Why I don't get along with people:
1) SKEWERED JUDGEMENT: One-fifth of the population is on 5 prescription drugs (or more).
a) METH HEADS, CRACK HEADS, 80 million practicing ALCOHOLICS
b) OPIOIDS, synthetic, prescription, or otherwise
Some people with c) All of the above
2) SURVEILLANCE: in casual conversation people look for evidence. They talk like Perry Mason and you sit and answer. They search for a soundbite to hold over you. No trust can be had.
a) FACEBOOK - self-policing gossip wire full of mentally ill people with big mouths
b) TEXT - communication by avoidance, leaving a written record, so impersonal
3) STUNTED DEVELOPMENT: A great amount of people never read a book after high school. They may have married their HS sweetheart. They may have never left the county except by television.
a) INSECURITIES: whipped puppies afraid of their shoes. Clinginess is not attractive.
b) DADDY ISSUES: they always have someone to blame
c) MOMMY ISSUES: fixated on the holes in their bodies.
d) ANTI-INTELLECTUALISM - being smart by being proud of their boring lives
4) COOL KIDS - the high school lunch room with delineated tables is the model for modern society. I'm a Bear fan in Cheeseland, how lonely.
a) Kiss ass to belong with your talent resented or abused
5) FOUNDATIONS OF CLAY - everyone holds bat-shit crazy, illogical beliefs and values and would take a bullet in the neck defending them. It's hard to have a conversation after a short time. Agree or go away.... Go Pack.

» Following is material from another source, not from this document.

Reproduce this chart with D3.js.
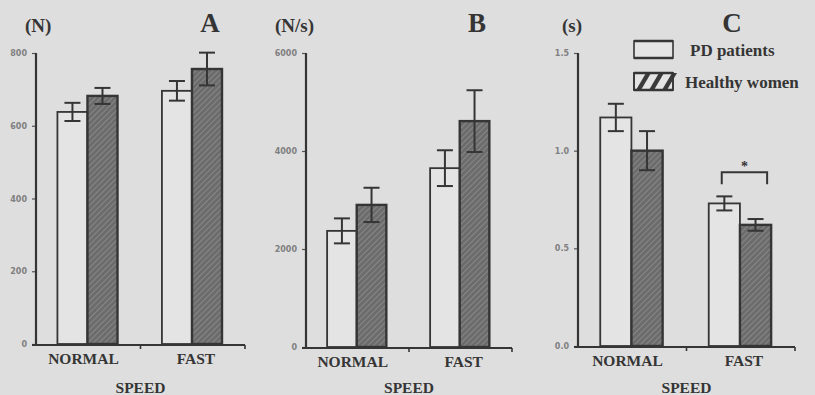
<!DOCTYPE html>
<html>
<head>
<meta charset="utf-8">
<script src="https://cdn.jsdelivr.net/npm/d3@7/dist/d3.min.js"></script>
<style>
  html, body { margin: 0; padding: 0; background: #dedede; }
  svg { display: block; }
</style>
</head>
<body>
<svg id="chart" width="815" height="395"></svg>
<script>
// Categories and groups
const speeds = ["NORMAL", "FAST"];
const groups = ["PD patients", "Healthy women"];

// A: peak force (N)
const forcePD = [638, 696];
const forcePDErr = [25, 27];
const forceHW = [682, 756];
const forceHWErr = [22, 45];
const forceTicks = [0, 200, 400, 600, 800];

// B: rate of force development (N/s)
const ratePD = [2370, 3650];
const ratePDErr = [255, 365];
const rateHW = [2900, 4610];
const rateHWErr = [350, 630];
const rateTicks = [0, 2000, 4000, 6000];

// C: time (s)
const timePD = [1.17, 0.73];
const timePDErr = [0.07, 0.036];
const timeHW = [1.00, 0.62];
const timeHWErr = [0.10, 0.03];
const timeTicks = [0.0, 0.5, 1.0, 1.5];

const ink = "#353535";
const bg = "#dedede";
const SERIF = '"Liberation Serif", "Times New Roman", serif';

const svg = d3.select("#chart");
svg.append("rect").attr("width", 815).attr("height", 395).attr("fill", bg);

// serif bold text helper
function label(parent, x, y, size, txt, anchor) {
  return parent.append("text")
    .attr("x", x).attr("y", y)
    .attr("text-anchor", anchor || "start")
    .style("font-family", SERIF).style("font-weight", "bold")
    .style("font-size", size + "px").attr("fill", ink)
    .text(txt);
}

// Fine diagonal hatch for the bars
const defs = svg.append("defs");
const hatch = defs.append("pattern")
  .attr("id", "hatch").attr("patternUnits", "userSpaceOnUse")
  .attr("width", 4).attr("height", 4)
  .attr("patternTransform", "rotate(45)");
hatch.append("rect").attr("width", 4).attr("height", 4).attr("fill", "#6c6c6c");
hatch.append("line").attr("x1", 0).attr("y1", 0).attr("x2", 0).attr("y2", 4)
  .attr("stroke", "#8e8e8e").attr("stroke-width", 1.6);

function panel(cfg) {
  const g = svg.append("g");
  const y = d3.scaleLinear().domain([0, cfg.max]).range([cfg.y0, cfg.yTop]);
  const x = d3.scaleBand().domain(speeds).range([cfg.x0, cfg.x1]);
  const bw = x.bandwidth();
  const xg = d3.scaleBand().domain(groups).range([0.205 * bw, 0.78 * bw]);

  // y axis
  const yAxis = d3.axisLeft(y).tickValues(cfg.ticks)
    .tickFormat(cfg.fmt).tickSize(4).tickPadding(5);
  const ya = g.append("g").attr("transform", `translate(${cfg.x0},0)`).call(yAxis);
  ya.select(".domain").remove();
  ya.selectAll(".tick line").attr("stroke", "#555").attr("stroke-width", 1.2);
  ya.selectAll(".tick text").attr("fill", "#808080")
    .style("font-family", '"DejaVu Sans", sans-serif').style("font-size", "8px")
    .style("font-weight", "bold");
  g.append("line").attr("x1", cfg.x0).attr("x2", cfg.x0)
    .attr("y1", cfg.yTop).attr("y2", cfg.y0 + 1)
    .attr("stroke", ink).attr("stroke-width", 2.2);

  // bars
  const rows = [];
  speeds.forEach((s, i) => {
    rows.push({ s, grp: groups[0], v: cfg.pd[i], e: cfg.pdErr[i] });
    rows.push({ s, grp: groups[1], v: cfg.hw[i], e: cfg.hwErr[i] });
  });
  const w = xg.bandwidth();
  g.selectAll("rect.bar").data(rows).enter().append("rect")
    .attr("class", "bar")
    .attr("x", d => x(d.s) + xg(d.grp))
    .attr("y", d => y(d.v))
    .attr("width", w)
    .attr("height", d => y(0) - y(d.v))
    .attr("fill", d => d.grp === groups[0] ? "#e4e4e4" : "url(#hatch)")
    .attr("stroke", ink)
    .attr("stroke-width", d => d.grp === groups[0] ? 1.8 : 2.4);

  // error bars
  const eb = g.selectAll("g.err").data(rows).enter().append("g").attr("class", "err");
  const cx = d => x(d.s) + xg(d.grp) + w / 2;
  eb.append("line").attr("x1", cx).attr("x2", cx)
    .attr("y1", d => y(d.v + d.e)).attr("y2", d => y(d.v - d.e));
  eb.append("line").attr("x1", d => cx(d) - 8).attr("x2", d => cx(d) + 8)
    .attr("y1", d => y(d.v + d.e)).attr("y2", d => y(d.v + d.e));
  eb.append("line").attr("x1", d => cx(d) - 8).attr("x2", d => cx(d) + 8)
    .attr("y1", d => y(d.v - d.e)).attr("y2", d => y(d.v - d.e));
  eb.selectAll("line").attr("stroke", ink).attr("stroke-width", 2);

  // x axis
  const xa = g.append("g");
  xa.append("line").attr("x1", cfg.x0 - 4).attr("x2", cfg.x1)
    .attr("y1", cfg.y0 + 1).attr("y2", cfg.y0 + 1)
    .attr("stroke", ink).attr("stroke-width", 2.2);
  xa.selectAll("line.tk").data([x(speeds[1]), cfg.x1]).enter().append("line")
    .attr("x1", d => d).attr("x2", d => d)
    .attr("y1", cfg.y0 + 1).attr("y2", cfg.y0 + 5)
    .attr("stroke", ink).attr("stroke-width", 1.6);
  speeds.forEach(s => {
    label(xa, x(s) + xg(groups[1]) + (s === "FAST" ? 4 : -4), cfg.y0 + 20, 15.5, s, "middle");
  });
  label(xa, (cfg.x0 + cfg.x1) / 2, 393, 15.5, "SPEED", "middle");

  // unit and panel letter
  label(g, cfg.unitX, 32, 19, cfg.unit);
  label(g, cfg.letterX, 32, 27, cfg.letter, "middle");

  return { x, xg, y, w };
}

panel({ x0: 36, x1: 245, y0: 344, yTop: 53, max: 800, ticks: forceTicks,
  fmt: d3.format("d"), pd: forcePD, pdErr: forcePDErr, hw: forceHW, hwErr: forceHWErr,
  unit: "(N)", unitX: 25, letter: "A", letterX: 210 });

panel({ x0: 306, x1: 512, y0: 347, yTop: 53, max: 6000, ticks: rateTicks,
  fmt: d3.format("d"), pd: ratePD, pdErr: ratePDErr, hw: rateHW, hwErr: rateHWErr,
  unit: "(N/s)", unitX: 275, letter: "B", letterX: 477 });

const pc = panel({ x0: 578, x1: 795, y0: 346, yTop: 53, max: 1.5, ticks: timeTicks,
  fmt: d3.format(".1f"), pd: timePD, pdErr: timePDErr, hw: timeHW, hwErr: timeHWErr,
  unit: "(s)", unitX: 562, letter: "C", letterX: 732 });

// significance bracket between the FAST groups in C
const bx1 = pc.x("FAST") + pc.xg(groups[0]) + 13;
const bx2 = pc.x("FAST") + pc.xg(groups[1]) + pc.w - 4;
const by = pc.y(timePD[1] + timePDErr[1]) - 24;
svg.append("path")
  .attr("d", `M${bx1},${by + 12}V${by}H${bx2}V${by + 12}`)
  .attr("fill", "none").attr("stroke", ink).attr("stroke-width", 2);
label(svg, (bx1 + bx2) / 2, by - 1, 14, "*", "middle");

// legend
const leg = svg.append("g");
const legRows = [
  { label: groups[0], y: 41, hatched: false },
  { label: groups[1], y: 73, hatched: true }
];
legRows.forEach(r => {
  leg.append("rect").attr("x", 634).attr("y", r.y).attr("width", 39).attr("height", 17)
    .attr("fill", "#e4e4e4").attr("stroke", ink).attr("stroke-width", 1.6);
  if (r.hatched) {
    // three bold slanted strokes
    [0, 1, 2].forEach(k => {
      const sx = 636 + k * 13;
      leg.append("path")
        .attr("d", `M${sx},${r.y + 17}L${sx + 10},${r.y}L${sx + 15},${r.y}L${sx + 5},${r.y + 17}Z`)
        .attr("fill", "#3a3a3a");
    });
    leg.append("rect").attr("x", 634).attr("y", r.y).attr("width", 39).attr("height", 17)
      .attr("fill", "none").attr("stroke", ink).attr("stroke-width", 1.6);
  }
  leg.append("line").attr("x1", 634).attr("x2", 673).attr("y1", r.y).attr("y2", r.y)
    .attr("stroke", ink).attr("stroke-width", 2.6);
  leg.append("line").attr("x1", 634).attr("x2", 673).attr("y1", r.y + 17).attr("y2", r.y + 17)
    .attr("stroke", ink).attr("stroke-width", 2.6);
  label(leg, r.hatched ? 685 : 690, r.y + 15, 17, r.label);
});
</script>
</body>
</html>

6) SMARTYPANTS - experts everywhere, accessible and 100% correct in all diagnoses and advice. Scarecrows from the Ivory Tower, mostly, or YouTube University. Medical world, accepted distributors of poison.
a) DOROTHY: How can you talk if I haven't got a brain?

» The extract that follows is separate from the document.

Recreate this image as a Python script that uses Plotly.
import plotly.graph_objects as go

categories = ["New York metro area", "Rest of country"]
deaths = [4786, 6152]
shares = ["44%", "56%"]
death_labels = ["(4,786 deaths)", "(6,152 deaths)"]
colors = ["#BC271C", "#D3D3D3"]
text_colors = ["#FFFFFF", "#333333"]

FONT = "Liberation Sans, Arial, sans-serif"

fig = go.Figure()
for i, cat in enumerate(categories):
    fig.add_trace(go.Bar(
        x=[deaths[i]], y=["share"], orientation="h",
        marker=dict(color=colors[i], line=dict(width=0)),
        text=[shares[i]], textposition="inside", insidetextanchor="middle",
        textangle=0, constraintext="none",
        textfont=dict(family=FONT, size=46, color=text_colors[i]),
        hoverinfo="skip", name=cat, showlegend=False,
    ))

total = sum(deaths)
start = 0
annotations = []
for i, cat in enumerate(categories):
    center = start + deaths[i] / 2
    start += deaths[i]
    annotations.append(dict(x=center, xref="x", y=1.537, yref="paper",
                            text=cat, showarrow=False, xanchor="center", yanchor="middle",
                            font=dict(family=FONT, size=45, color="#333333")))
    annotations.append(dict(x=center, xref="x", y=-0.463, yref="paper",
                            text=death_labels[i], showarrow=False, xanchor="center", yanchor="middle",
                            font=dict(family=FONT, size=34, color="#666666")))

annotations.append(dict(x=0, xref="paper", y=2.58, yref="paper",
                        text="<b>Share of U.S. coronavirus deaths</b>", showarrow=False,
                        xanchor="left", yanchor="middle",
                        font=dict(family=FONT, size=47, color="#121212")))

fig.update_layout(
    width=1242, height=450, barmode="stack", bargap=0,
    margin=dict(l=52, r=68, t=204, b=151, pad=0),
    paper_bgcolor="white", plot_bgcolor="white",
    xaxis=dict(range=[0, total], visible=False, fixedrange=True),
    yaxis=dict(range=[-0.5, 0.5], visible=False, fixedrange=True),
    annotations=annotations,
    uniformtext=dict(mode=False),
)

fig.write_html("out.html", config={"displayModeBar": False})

SCARECROW: I don't know. But some people without brains do an awful lot of talking.
b) PHSYCHIATRY/PSYCHOLOGIST PLAY ACTORS - insidious cutting language meant to devalue other people. Common put-downs in fancy talk, sounding pseudo-smart. A bit guilty here, I admit.
c) BACK AT YA - Who is 'they'?
7) LIVING TOMBSTONES - trying to figure out how to smoke a cigarette around their oxygen tank. Triple vaccinated, barely surviving. I don't have a lot of help in me these days.

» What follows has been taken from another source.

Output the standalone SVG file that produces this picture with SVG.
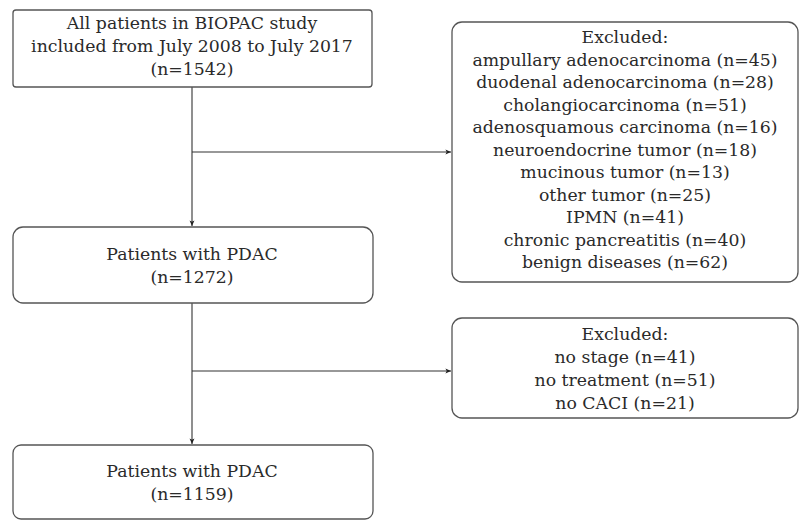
<svg xmlns="http://www.w3.org/2000/svg" width="802" height="525" viewBox="0 0 802 525">
<defs>
<marker id="arr" viewBox="0 0 10 10" refX="9" refY="5" markerWidth="7" markerHeight="7" orient="auto" markerUnits="userSpaceOnUse">
<path d="M1,1.5 L9,5 L1,8.5 L3,5 Z" fill="#222"/>
</marker>
<style>
.box{fill:#fff;stroke:#555;stroke-width:1.3}
.t{font-family:"DejaVu Serif","Liberation Serif",serif;font-size:17.3px;fill:#2a2a2a;text-anchor:middle;dominant-baseline:central}
.c{fill:none;stroke:#333;stroke-width:1.1}
</style>
</defs>
<rect width="802" height="525" fill="#fff"/>
<g id="connectors">
<line class="c" x1="192" y1="87" x2="192" y2="226" marker-end="url(#arr)"/>
<line class="c" x1="192" y1="152" x2="451" y2="152" marker-end="url(#arr)"/>
<line class="c" x1="192" y1="303" x2="192" y2="444" marker-end="url(#arr)"/>
<line class="c" x1="192" y1="371" x2="451" y2="371" marker-end="url(#arr)"/>
</g>
<g id="n1">
<rect class="box" x="13" y="10" width="359" height="77" rx="3"/>
<text class="t" x="192" y="23">All patients in BIOPAC study</text>
<text class="t" x="192" y="46">included from July 2008 to July 2017</text>
<text class="t" x="192" y="69">(n=1542)</text>
</g>
<g id="n2">
<rect class="box" x="13" y="227" width="360" height="76" rx="10"/>
<text class="t" x="192" y="253.5">Patients with PDAC</text>
<text class="t" x="192" y="276.5">(n=1272)</text>
</g>
<g id="n3">
<rect class="box" x="452" y="22" width="346" height="260" rx="10"/>
<text class="t" x="625" y="37">Excluded:</text>
<text class="t" x="625" y="59.5">ampullary adenocarcinoma (n=45)</text>
<text class="t" x="625" y="82">duodenal adenocarcinoma (n=28)</text>
<text class="t" x="625" y="104.5">cholangiocarcinoma (n=51)</text>
<text class="t" x="625" y="127">adenosquamous carcinoma (n=16)</text>
<text class="t" x="625" y="149.5">neuroendocrine tumor (n=18)</text>
<text class="t" x="625" y="172">mucinous tumor (n=13)</text>
<text class="t" x="625" y="194.5">other tumor (n=25)</text>
<text class="t" x="625" y="217">IPMN (n=41)</text>
<text class="t" x="625" y="239.5">chronic pancreatitis (n=40)</text>
<text class="t" x="625" y="262">benign diseases (n=62)</text>
</g>
<g id="n4">
<rect class="box" x="452" y="318" width="346" height="100" rx="10"/>
<text class="t" x="625" y="333.5">Excluded:</text>
<text class="t" x="625" y="356.5">no stage (n=41)</text>
<text class="t" x="625" y="379.5">no treatment (n=51)</text>
<text class="t" x="625" y="402.5">no CACI (n=21)</text>
</g>
<g id="n5">
<rect class="box" x="13" y="445" width="360" height="74" rx="8"/>
<text class="t" x="192" y="470.5">Patients with PDAC</text>
<text class="t" x="192" y="493.5">(n=1159)</text>
</g>
</svg>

8) BOSSISM - the workplace relationship is the most duplicated. One person becomes the giver of orders and the other takes and does them unquestioningly. I'm not that person and I don't want to be Boss, either.
a) RALPH: I'm the Boss and your nuttin'.
NORTON: Then you're the Boss of nuttin'.
b) MAMA BEARS - reminding me to wear my mittens when it's cold out
9) HUH? WHAT? - I always seem to interrupt their cyber conversation. That's the real one, the one that counts. IOMS strikes again!
a) PANDEMIC - Immediate dismissal upon hearing that word. No more died than the year before. Don't you know? Spreading fear is your job? or RU stupid?
10) AGE - I've out lasted all the interesting ones. People are dull.